Postby sevy » Thu Jul 16, 2015 5:28 pm

So...I have read the other fuel line threads, and I am still befuddled. I understand that you are making new lines out of 5/16 steel brake lines, but my question is what are the ends?
The current set up on my Cub was obviously jury rigged by some previous owner, and while it has not been leaking, I wanted to replace it with the correct set up, especially since my exhaust goes to the rear and not up (the tractor's exhaust, not mine :oops: )

Currently, this is my sight glass body:

Image

Image

And this is the end which attaches (with a ferrule):

Image

Looking at the inside of the sight glass body, I don't see how a regular flared end would seal?

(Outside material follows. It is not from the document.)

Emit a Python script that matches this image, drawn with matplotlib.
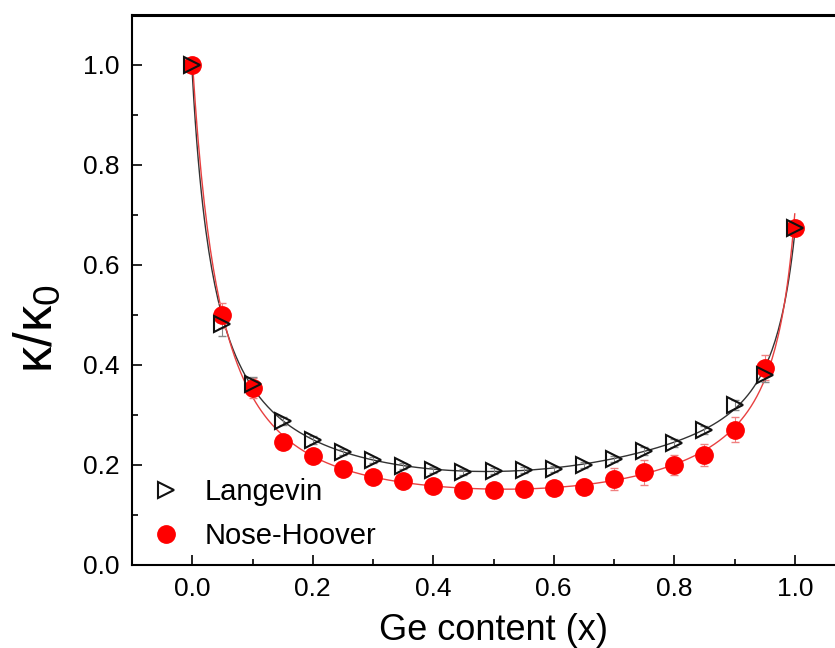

At the carb end, There is a brass pipe fitting (tapered I think), which then screws to a brass compression fitting with a ferrule, just like the other end. Here is the carb body:

Image

Again, I don't see how a flared end would seal in there.
I suspect someone buggered these all up at one time, but I would like to put it back to stock. I bought some packing thread with graphite to help seal the shut off, and a new sight glass gasket from NAPA made of rubber. The last few cork gaskets I got from IH warped badly and then leaked almost immediately. I will use some Blue Hylomar on the upper side of the gasket to keep it on the housing better, as trying to reattach the glass after emptying debris with the tank in place requires more hands and dexterity than I apparently possess, and my pet octopus just died, so there is that as well :)

Any suggestions would be most appreciated!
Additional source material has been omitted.